UKSIF response to Government's Kay report today
- Published on Wednesday, 29 February 2012 10:37
- Posted by Scott Buckler
The UK Sustainable Investment and Finance Association (UKSIF) has welcomed today’s release of the interim report of the Kay Review and called for an emphasis on effective transparency and responsible procurement among its final recommendations
UKSIF has also issued a ‘call to action’ for all pension funds and plan sponsors to participate in this important debate and drive improvements in the investment chain.
Penny Shepherd MBE, UKSIF Chief Executive said:
“The turbulence of the last few years has highlighted the urgent need to fix the broken investment chain and we warmly welcome this interim report.

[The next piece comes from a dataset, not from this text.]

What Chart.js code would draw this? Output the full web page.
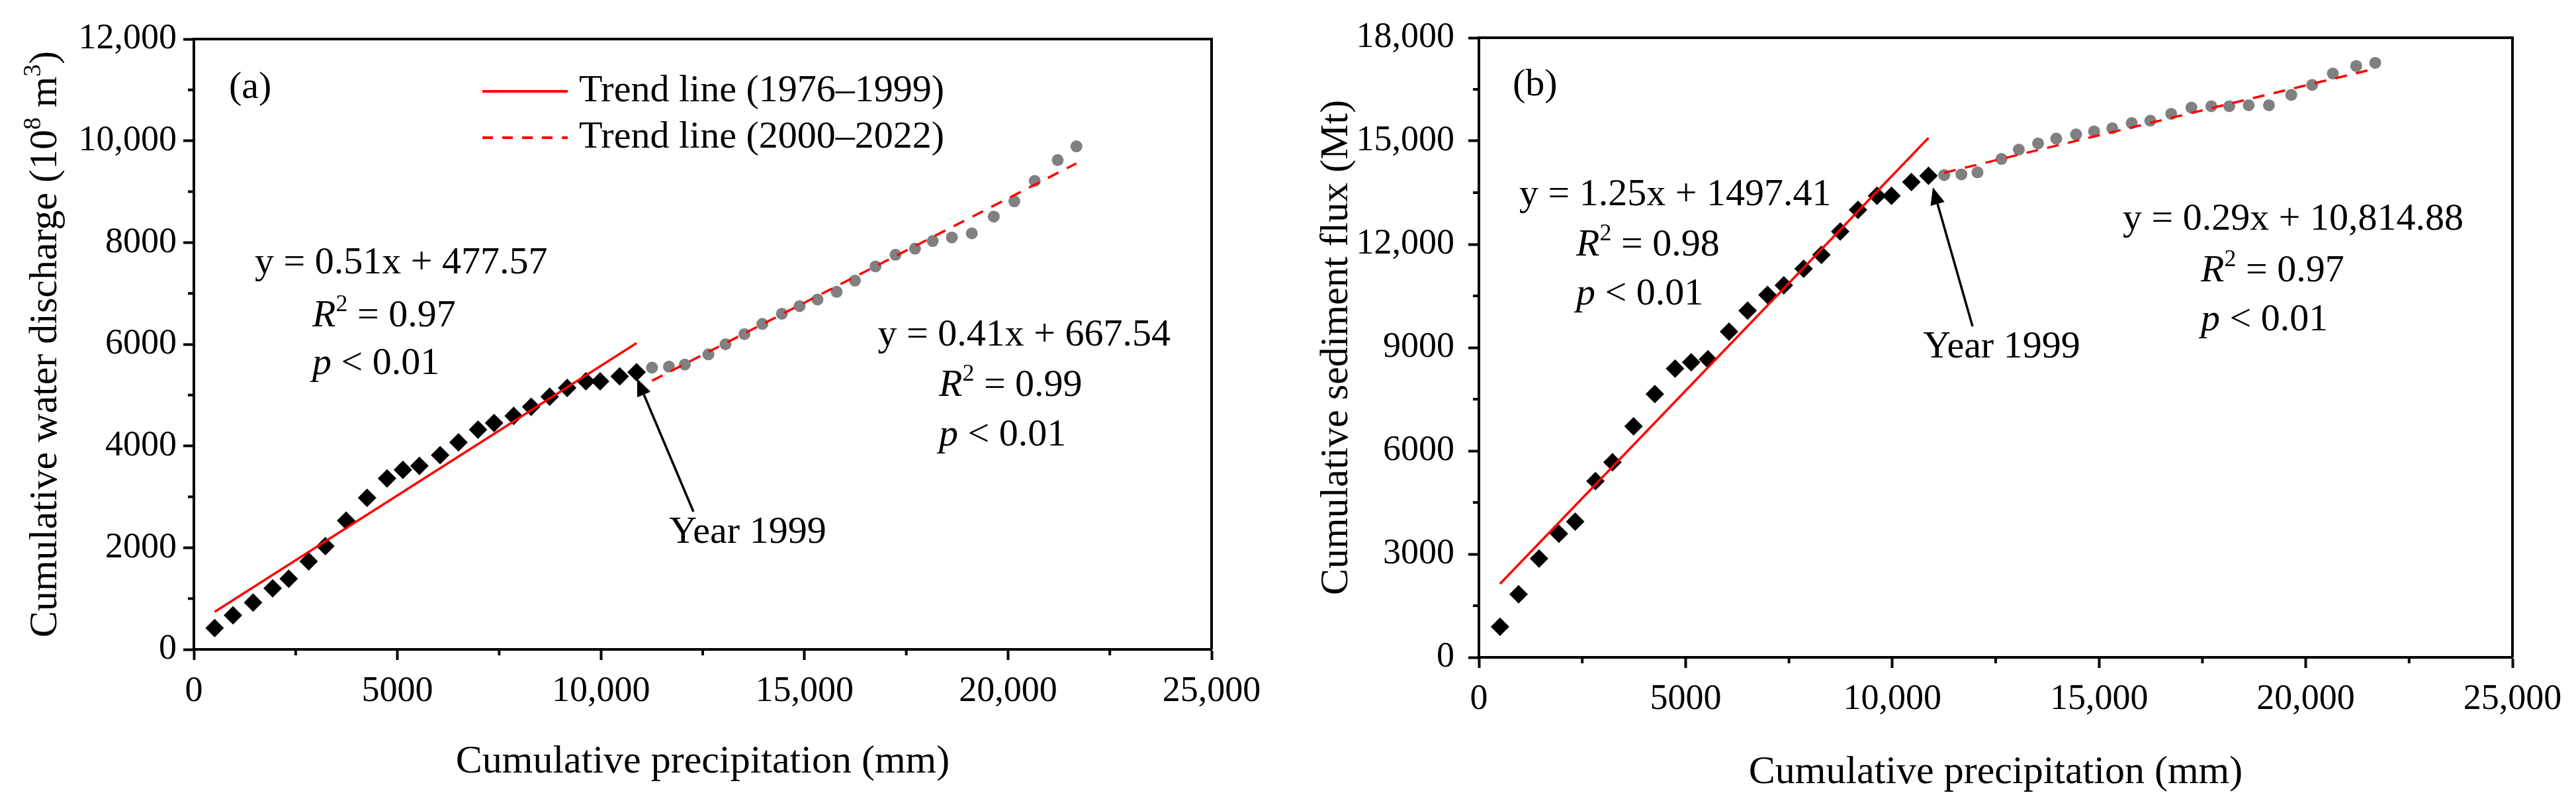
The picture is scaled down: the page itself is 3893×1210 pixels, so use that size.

We need to change the rules of the game for the better. Measures such as encouraging leadership by corporate pension funds, implementing and monitoring responsible investment clauses in investment management agreements, improvements to financial literacy and embracing effective transparency throughout the chain are among the important areas to focus on. A number of mainstream investors would also welcome a move away from quarterly reporting to timescales that better reflect long-term value creation.
“Effective transparency and procurement are not the sexiest of topics, but they are ones that must be embraced if we want to create genuine long-term relationships between companies and investors. Hot topics in the UK today from executive bonuses to mark-to-market accounting to carbon prices all come back to the basic problem that markets tend to reward short-term behaviour. That is why this report is so important and needs to be widely discussed.”
UKSIF is the UK’s leading trade body on sustainable and responsible investment with over 260 members including pension funds and major investment managers managing over £5 trillion of assets. It was responding to today’s release of the interim report of the Kay Review an independent review by economist John Kay to investigate whether stock markets push UK-listed companies into taking a short-term approach to business.
Ms Shepherd added
“This report is another example of the UK taking a leadership role on the global issue of responsible capitalism. We don’t need to start from scratch. A number of leading UK corporate and public sector pension funds - such as the BT Pension Scheme and the Environment Agency Pension Funds – have shown how asset owners can put in place contracts and processes that catalyse the investment chain to consider long term issues such as climate change or fair labour practices in a financially responsible manner.”
UKSIF Chair Martin Clarke added that the next few months will be critical. He said,
“This is a timely report as investment industry support for responsible investment becomes more widespread. Professor Kay and his team have injected fresh impetus into the debate and we must all rise to the challenge of ensuring that UK equity markets allocate capital most effectively for long-term wealth creation. We need all parts of the investment chain to engage with these discussions and make sure we come out with simple changes that create the space for responsible capitalism to thrive.”